Dataset excerpt:
----
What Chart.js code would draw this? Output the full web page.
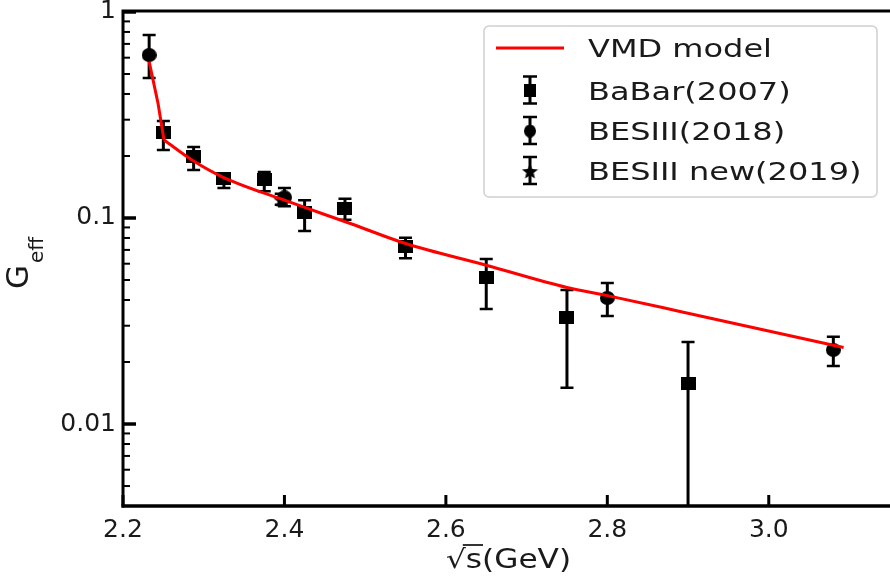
<!DOCTYPE html>
<html>
<head>
<meta charset="utf-8">
<script src="https://cdn.jsdelivr.net/npm/chart.js@4.4.1/dist/chart.umd.min.js"></script>
<style>
html, body { margin: 0; padding: 0; background: #fff; }
canvas { display: block; }
</style>
</head>
<body>
<canvas id="chart" width="890" height="576"></canvas>
<script>
// VMD model curve; the first three points form the steep threshold part
const vmdX = [2.2324, 2.2434, 2.2508, 2.2865, 2.3234, 2.40, 2.4834, 2.55, 2.65, 2.75, 2.80, 2.89, 3.0927];
const vmdY = [0.574, 0.360, 0.239, 0.190, 0.158, 0.122, 0.0935, 0.0752, 0.059, 0.046, 0.042, 0.0352, 0.0235];
const vmdKink = 2;

// BaBar(2007)
const babarX  = [2.25, 2.2875, 2.325, 2.375, 2.425, 2.475, 2.55, 2.65, 2.75, 2.90];
const babarY  = [0.259, 0.198, 0.155, 0.153, 0.106, 0.111, 0.0726, 0.0517, 0.033, 0.0158];
const babarHi = [0.296, 0.221, 0.164, 0.167, 0.122, 0.124, 0.0802, 0.0632, 0.0447, 0.025];
const babarLo = [0.214, 0.171, 0.140, 0.135, 0.0865, 0.098, 0.0637, 0.0362, 0.015, 0.001];

// BESIII(2018)
const bes18X  = [2.2324, 2.400, 2.800, 3.080];
const bes18Y  = [0.618, 0.126, 0.0409, 0.0229];
const bes18Hi = [0.774, 0.140, 0.0483, 0.0265];
const bes18Lo = [0.478, 0.114, 0.0334, 0.0191];

// BESIII new(2019)
const bes19X  = [2.396];
const bes19Y  = [0.123];
const bes19Hi = [0.131];
const bes19Lo = [0.116];

const xTicks = [2.2, 2.4, 2.6, 2.8, 3.0];
const yTicks = [0.01, 0.1, 1];

const FONT = '"DejaVu Sans", sans-serif';
const INK = '#1a1a1a';

function marker(kind, w, h) {
  const c = document.createElement('canvas');
  c.width = w; c.height = h;
  const g = c.getContext('2d');
  g.fillStyle = '#000';
  if (kind === 'rect') {
    g.fillRect(0, 0, w, h);
  } else if (kind === 'circle') {
    g.beginPath();
    g.ellipse(w / 2, h / 2, w / 2, h / 2, 0, 0, Math.PI * 2);
    g.fill();
  } else {
    const r = Math.min(w, h) / 2, ri = r * 0.45;
    g.beginPath();
    for (let i = 0; i < 10; i++) {
      const a = -Math.PI / 2 + i * Math.PI / 5;
      const rr = i % 2 ? ri : r;
      g.lineTo(w / 2 + rr * Math.cos(a) * (w / h), h / 2 + 1 + rr * Math.sin(a));
    }
    g.closePath();
    g.fill();
  }
  return c;
}

const sqMark = marker('rect', 15, 13);
const ciMark = marker('circle', 15, 14);
const stMark = marker('star', 17, 16);

const pts = (xs, ys) => xs.map((x, i) => ({ x: x, y: ys[i] }));
const vmdPts = pts(vmdX, vmdY);

const errSets = [
  { x: babarX, lo: babarLo, hi: babarHi },
  { x: bes18X, lo: bes18Lo, hi: bes18Hi },
  { x: bes19X, lo: bes19Lo, hi: bes19Hi }
];

function stretched(ctx, text, x, y, sx) {
  ctx.save();
  ctx.translate(x, y);
  ctx.scale(sx, 1);
  ctx.fillText(text, 0, 0);
  ctx.restore();
}

const decor = {
  id: 'decor',
  beforeDatasetsDraw(chart) {
    const { ctx, chartArea: a, scales: { x, y } } = chart;
    ctx.save();
    ctx.beginPath();
    ctx.rect(a.left, a.top, a.right - a.left, a.bottom - a.top);
    ctx.clip();
    ctx.strokeStyle = '#000';
    errSets.forEach(s => {
      s.x.forEach((v, i) => {
        const px = x.getPixelForValue(v);
        const top = y.getPixelForValue(s.hi[i]);
        const bot = y.getPixelForValue(s.lo[i]);
        ctx.lineWidth = 3;
        ctx.beginPath(); ctx.moveTo(px, top); ctx.lineTo(px, bot); ctx.stroke();
        ctx.lineWidth = 2.5;
        ctx.beginPath();
        ctx.moveTo(px - 6.5, top); ctx.lineTo(px + 6.5, top);
        ctx.moveTo(px - 6.5, bot); ctx.lineTo(px + 6.5, bot);
        ctx.stroke();
      });
    });
    ctx.restore();
  },
  afterDraw(chart) {
    const { ctx, chartArea: a, scales: { x, y } } = chart;
    ctx.save();
    ctx.strokeStyle = '#000';

    // frame (the right spine is cut off in the original)
    ctx.lineWidth = 3;
    ctx.beginPath();
    ctx.moveTo(a.left, a.top); ctx.lineTo(890, a.top);
    ctx.moveTo(a.left, a.top - 1.5); ctx.lineTo(a.left, a.bottom + 1.5);
    ctx.stroke();
    ctx.lineWidth = 3.5;
    ctx.beginPath();
    ctx.moveTo(a.left - 1.5, a.bottom); ctx.lineTo(890, a.bottom);
    ctx.stroke();

    // inward ticks
    ctx.lineWidth = 3;
    xTicks.forEach(v => {
      const px = x.getPixelForValue(v);
      ctx.beginPath(); ctx.moveTo(px, a.bottom); ctx.lineTo(px, a.bottom - 11); ctx.stroke();
    });
    for (let e = -3; e <= 0; e++) {
      for (let k = 1; k <= 9; k++) {
        const v = k * Math.pow(10, e);
        if (v < y.min || v > y.max) continue;
        const py = y.getPixelForValue(v);
        ctx.lineWidth = k === 1 ? 3.5 : 2;
        ctx.beginPath(); ctx.moveTo(a.left, py); ctx.lineTo(a.left + (k === 1 ? 13 : 7), py); ctx.stroke();
      }
    }

    // axis titles
    ctx.fillStyle = INK;
    ctx.textBaseline = 'alphabetic';
    ctx.font = '26px ' + FONT;
    const full = '\u221As(GeV)';
    const sx = 1.2;
    const w = ctx.measureText(full).width * sx;
    const x0 = (a.left + 890) / 2 - w / 2 + 2;
    stretched(ctx, full, x0, 568, sx);
    const wr = ctx.measureText('\u221A').width * sx;
    const ws = ctx.measureText('\u221As').width * sx;
    ctx.lineWidth = 1.6;
    ctx.beginPath(); ctx.moveTo(x0 + wr - 3, 545); ctx.lineTo(x0 + ws + 1, 545); ctx.stroke();

    ctx.save();
    ctx.translate(28, 289);
    ctx.rotate(-Math.PI / 2);
    ctx.font = '31px ' + FONT;
    ctx.fillText('G', 0, 0);
    const gw = ctx.measureText('G').width;
    ctx.font = '20px ' + FONT;
    ctx.fillText('eff', gw + 2, 15);
    ctx.restore();

    // legend
    const L = { left: 484, top: 26, right: 877, bottom: 197 };
    ctx.fillStyle = 'rgba(255,255,255,0.8)';
    ctx.strokeStyle = '#d0d0d0';
    ctx.lineWidth = 1.5;
    ctx.beginPath();
    ctx.roundRect(L.left, L.top, L.right - L.left, L.bottom - L.top, 5);
    ctx.fill(); ctx.stroke();

    const rows = [48, 90.5, 131, 171];
    const labels = ['VMD model', 'BaBar(2007)', 'BESIII(2018)', 'BESIII new(2019)'];
    ctx.strokeStyle = '#ff0000';
    ctx.lineWidth = 3;
    ctx.beginPath(); ctx.moveTo(496, rows[0]); ctx.lineTo(564, rows[0]); ctx.stroke();
    const marks = [null, [sqMark, 12, 13], [ciMark, 12, 13], [stMark, 17, 16]];
    ctx.strokeStyle = '#000';
    for (let i = 1; i < 4; i++) {
      const cy = rows[i];
      ctx.lineWidth = 3;
      ctx.beginPath(); ctx.moveTo(530, cy - 14); ctx.lineTo(530, cy + 13); ctx.stroke();
      ctx.lineWidth = 2.5;
      ctx.beginPath();
      ctx.moveTo(523, cy - 14); ctx.lineTo(537, cy - 14);
      ctx.moveTo(523, cy + 13); ctx.lineTo(537, cy + 13);
      ctx.stroke();
      const [m, mw, mh] = marks[i];
      ctx.drawImage(m, 530 - mw / 2, cy - mh / 2, mw, mh);
    }
    ctx.fillStyle = INK;
    ctx.font = '25px ' + FONT;
    labels.forEach((t, i) => stretched(ctx, t, 588, rows[i] + 9, 1.28));
    ctx.restore();
  }
};

const redLine = {
  showLine: true,
  borderColor: '#ff0000',
  borderWidth: 3,
  pointRadius: 0,
  order: 0
};

new Chart(document.getElementById('chart'), {
  type: 'scatter',
  data: {
    datasets: [
      Object.assign({ label: 'VMD model', data: vmdPts.slice(0, vmdKink + 1), tension: 0 }, redLine),
      Object.assign({ label: 'VMD model tail', data: vmdPts.slice(vmdKink), cubicInterpolationMode: 'monotone' }, redLine),
      {
        label: 'BaBar(2007)',
        data: pts(babarX, babarY),
        pointStyle: sqMark,
        order: 1
      },
      {
        label: 'BESIII(2018)',
        data: pts(bes18X, bes18Y),
        pointStyle: ciMark,
        order: 2
      },
      {
        label: 'BESIII new(2019)',
        data: pts(bes19X, bes19Y),
        pointStyle: stMark,
        order: 3
      }
    ]
  },
  options: {
    responsive: false,
    animation: false,
    events: [],
    layout: { padding: { top: 11, right: 0, left: 0, bottom: 0 } },
    plugins: {
      legend: { display: false },
      tooltip: { enabled: false }
    },
    scales: {
      x: {
        type: 'linear',
        min: 2.2,
        max: 3.144,
        grid: { display: false, drawTicks: false },
        border: { display: false },
        afterBuildTicks: s => { s.ticks = xTicks.map(v => ({ value: v })); },
        afterFit: s => { s.height = 70; s.paddingLeft = 0; s.paddingRight = 0; },
        ticks: {
          maxRotation: 0,
          autoSkip: false,
          padding: 9,
          color: INK,
          font: { family: FONT, size: 25 },
          callback: v => Number(v).toFixed(1)
        }
      },
      y: {
        type: 'logarithmic',
        min: 0.004,
        max: 1.011,
        grid: { display: false, drawTicks: false },
        border: { display: false },
        afterBuildTicks: s => { s.ticks = yTicks.map(v => ({ value: v })); },
        afterFit: s => { s.width = 123; s.paddingTop = 0; s.paddingBottom = 0; },
        ticks: {
          autoSkip: false,
          padding: 7,
          color: INK,
          font: { family: FONT, size: 25 },
          callback: v => String(v)
        }
      }
    }
  },
  plugins: [decor]
});
</script>
</body>
</html>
----
Goal of the exercise: Reproduce exactly the run of lines that opens the listing and closes with the line holding "const bes19Lo = [0.116];". Pictures are excluded.

Reply:
What Chart.js code would draw this? Output the full web page.
<!DOCTYPE html>
<html>
<head>
<meta charset="utf-8">
<script src="https://cdn.jsdelivr.net/npm/chart.js@4.4.1/dist/chart.umd.min.js"></script>
<style>
html, body { margin: 0; padding: 0; background: #fff; }
canvas { display: block; }
</style>
</head>
<body>
<canvas id="chart" width="890" height="576"></canvas>
<script>
// VMD model curve; the first three points form the steep threshold part
const vmdX = [2.2324, 2.2434, 2.2508, 2.2865, 2.3234, 2.40, 2.4834, 2.55, 2.65, 2.75, 2.80, 2.89, 3.0927];
const vmdY = [0.574, 0.360, 0.239, 0.190, 0.158, 0.122, 0.0935, 0.0752, 0.059, 0.046, 0.042, 0.0352, 0.0235];
const vmdKink = 2;

// BaBar(2007)
const babarX  = [2.25, 2.2875, 2.325, 2.375, 2.425, 2.475, 2.55, 2.65, 2.75, 2.90];
const babarY  = [0.259, 0.198, 0.155, 0.153, 0.106, 0.111, 0.0726, 0.0517, 0.033, 0.0158];
const babarHi = [0.296, 0.221, 0.164, 0.167, 0.122, 0.124, 0.0802, 0.0632, 0.0447, 0.025];
const babarLo = [0.214, 0.171, 0.140, 0.135, 0.0865, 0.098, 0.0637, 0.0362, 0.015, 0.001];

// BESIII(2018)
const bes18X  = [2.2324, 2.400, 2.800, 3.080];
const bes18Y  = [0.618, 0.126, 0.0409, 0.0229];
const bes18Hi = [0.774, 0.140, 0.0483, 0.0265];
const bes18Lo = [0.478, 0.114, 0.0334, 0.0191];

// BESIII new(2019)
const bes19X  = [2.396];
const bes19Y  = [0.123];
const bes19Hi = [0.131];
const bes19Lo = [0.116];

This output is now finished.